The letter to Smyrna shows that Christ “crowns” churches that remain faithful during trials (2:8-11). This city was destroyed in 600 B.C. and had lain in ruins for 400 years. She had risen to become a large, vibrant, and beautiful city. New buildings gave the impression of a crown when viewed from a distance. The One who wrote to her also had died, but rose in glory. The parallel is obvious (2:8).
The church was suffering economically and enduring the slanders of uninformed religious zealots (2:9). Christ is faithful to His people; He knows and understands their tribulation. He wants to encourage them with truth of greater weight than socio-economic prosperity.
That faithful people will be persecuted by those opposed to God is a given in the Scriptures and in practice. The church at Smyrna will not be an exception, though the period is limited (2:10a; Dan. 1:12-14). The brief term of their testing puts the emphasis simply on the presence of faith rather than on its duration. Some will be imprisoned for their faith. Roman prisons were not intended for long sentences. A person was put in prison to await trial, either to be released or executed (2:10b).
When a Christian is experiencing a severe trial, he or she may not know if the experience is a temptation by the devil or a test of faith from the Lord. The devil tempts believers to see them fail, whereas the Lord tests believers to strengthen their faith. In either case, faithfulness is the appropriate response. A crown is characterized by the words that go with it, so a crown “of life” would be characterized by God’s gift of life.

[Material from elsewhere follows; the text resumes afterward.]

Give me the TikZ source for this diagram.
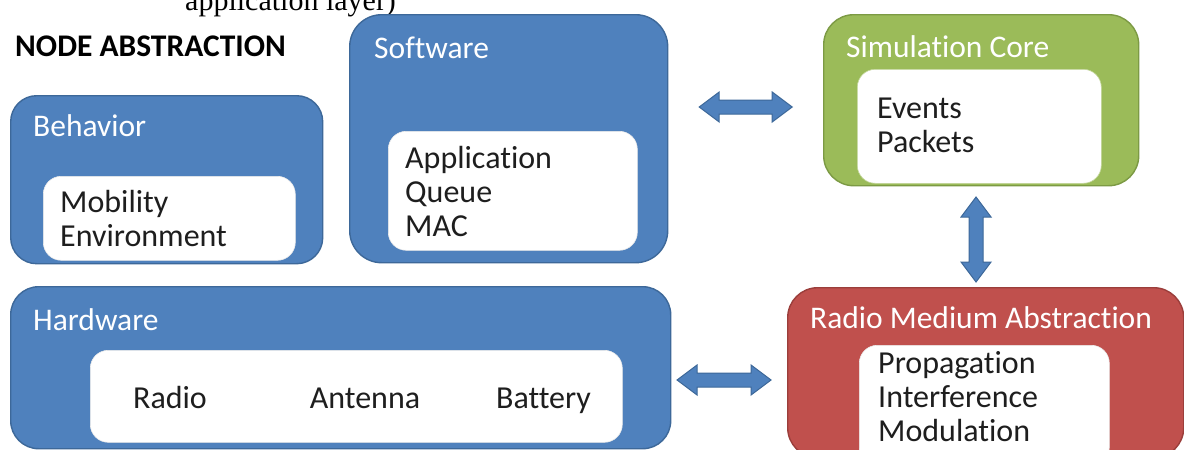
\documentclass[tikz,border=0pt]{standalone}
\usepackage{fontspec}
\setmainfont{Carlito}[Ligatures={NoCommon}]
\newfontfamily\capfont{Liberation Serif}
\usetikzlibrary{calc}
\definecolor{bfill}{HTML}{4F81BD}
\definecolor{bline}{HTML}{3D6899}
\definecolor{gfill}{HTML}{9BBB59}
\definecolor{gline}{HTML}{7C9A44}
\definecolor{rfill}{HTML}{C0504D}
\definecolor{rline}{HTML}{9B3E3B}
\definecolor{ink}{HTML}{1E1E1E}
\tikzset{
  panel/.style 2 args={draw=#2, fill=#1, line width=1.4pt, anchor=north west,
    inner sep=0pt, rounded corners=28pt},
  inbox/.style={fill=white, draw=white!92!black, line width=0.6pt, anchor=north west,
    inner sep=0pt, rounded corners=18pt},
  title/.style={anchor=west, text=white, inner sep=0pt,
    font=\fontsize{31.5}{36}\selectfont},
  items/.style={anchor=west, text=ink, inner sep=0pt, align=left,
    font=\fontsize{32}{34}\selectfont},
  arrowsty/.style={fill=bfill, draw=bline, line width=1pt, line join=miter},
  % two-headed block arrow: #1 = half length, drawn along the x axis
  pics/dbl/.style={code={
    \path[arrowsty] (-#1,0) -- (-#1+20,-15) -- (-#1+20,-7) -- (#1-20,-7)
      -- (#1-20,-15) -- (#1,0) -- (#1-20,15) -- (#1-20,7) -- (-#1+20,7)
      -- (-#1+20,15) -- cycle;
  }},
}
\begin{document}
\begin{tikzpicture}[x=1pt, y=-1pt]
\clip (0,0) rectangle (1184,450);
\fill[white] (0,0) rectangle (1184,450);

% caption fragment along the upper edge
\node[anchor=base west, inner sep=0pt, font=\capfont\fontsize{30}{34}\selectfont]
  (cap) at (185,10) {application layer)};

\node[anchor=west, inner sep=0pt, text=black, font=\bfseries\fontsize{31.5}{36}\selectfont]
  (head) at (15,46) {NODE ABSTRACTION};

% Behavior
\node[panel={bfill}{bline}, minimum width=312, minimum height=168, rounded corners=26pt]
  (behav) at (10,95) {};
\node[inbox, minimum width=252, minimum height=84] (behavin) at (43,176) {};
\node[title] (behavt) at (33,126) {Behavior};
\node[items] (behavi) at (60,218.5) {Mobility\\Environment};

% Software
\node[panel={bfill}{bline}, minimum width=318, minimum height=248, rounded corners=32pt]
  (soft) at (349,14) {};
\node[inbox, minimum width=249, minimum height=119] (softin) at (388,131) {};
\node[title] (softt) at (374,48) {Software};
\node[items] (softi) at (405,191) {Application\\Queue\\MAC};

% Simulation core
\node[panel={gfill}{gline}, minimum width=315, minimum height=171, rounded corners=30pt]
  (sim) at (823,14) {};
\node[inbox, minimum width=244, minimum height=114, draw=gfill!60!white] (simin) at (857,69) {};
\node[title] (simt) at (846,47) {Simulation Core};
\node[items] (simi) at (877,125.5) {Events\\Packets};

% Hardware
\node[panel={bfill}{bline}, minimum width=660, minimum height=162, rounded corners=28pt]
  (hw) at (10,286) {};
\node[inbox, minimum width=532, minimum height=92] (hwin) at (90,350) {};
\node[title] (hwt) at (33,320) {Hardware};
\node[items, anchor=base] (radio) at (170,408) {Radio};
\node[items, anchor=base] (antenna) at (365,408) {Antenna};
\node[items, anchor=base] (battery) at (543.5,408) {Battery};

% Radio medium abstraction
\node[panel={rfill}{rline}, minimum width=396, minimum height=170, rounded corners=30pt]
  (rma) at (787,287) {};
\node[inbox, minimum width=250, minimum height=120] (rmain) at (859,345) {};
\node[title] (rmat) at (810,318) {Radio Medium Abstraction};
\node[items] (rmai) at (878,397) {Propagation\\Interference\\Modulation};

% two-way links between the blocks
\coordinate (l1) at ($(soft.east)!0.5!(sim.west)$);
\pic at (l1 |- 0,107) {dbl=46.5};
\pic[rotate=90] at (976,239.5) {dbl=42.5};
\pic at (724,380) {dbl=47};
\end{tikzpicture}
\end{document}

To unbelieving citizens in Smyrna, a crown would represent their pagan deity. To the Christian faithful, however, the crown of life would represent a precious gift from the Living God. The Lord expects faith and will support it. In fact, He will reward it with a crown of eternal quality (2:10b; James 1:12; 2 Tim. 4:7-8).
The “second death” of verse 11 means separation from God in hell. A person who dies in faith dies a normal human death, followed by life with God. The second death is reserved only for the unfaithful (20:6, 14; 21:8). Christ’s message for all churches is to keep the faith in Him no matter what or for how long. Life with God rewards such faith.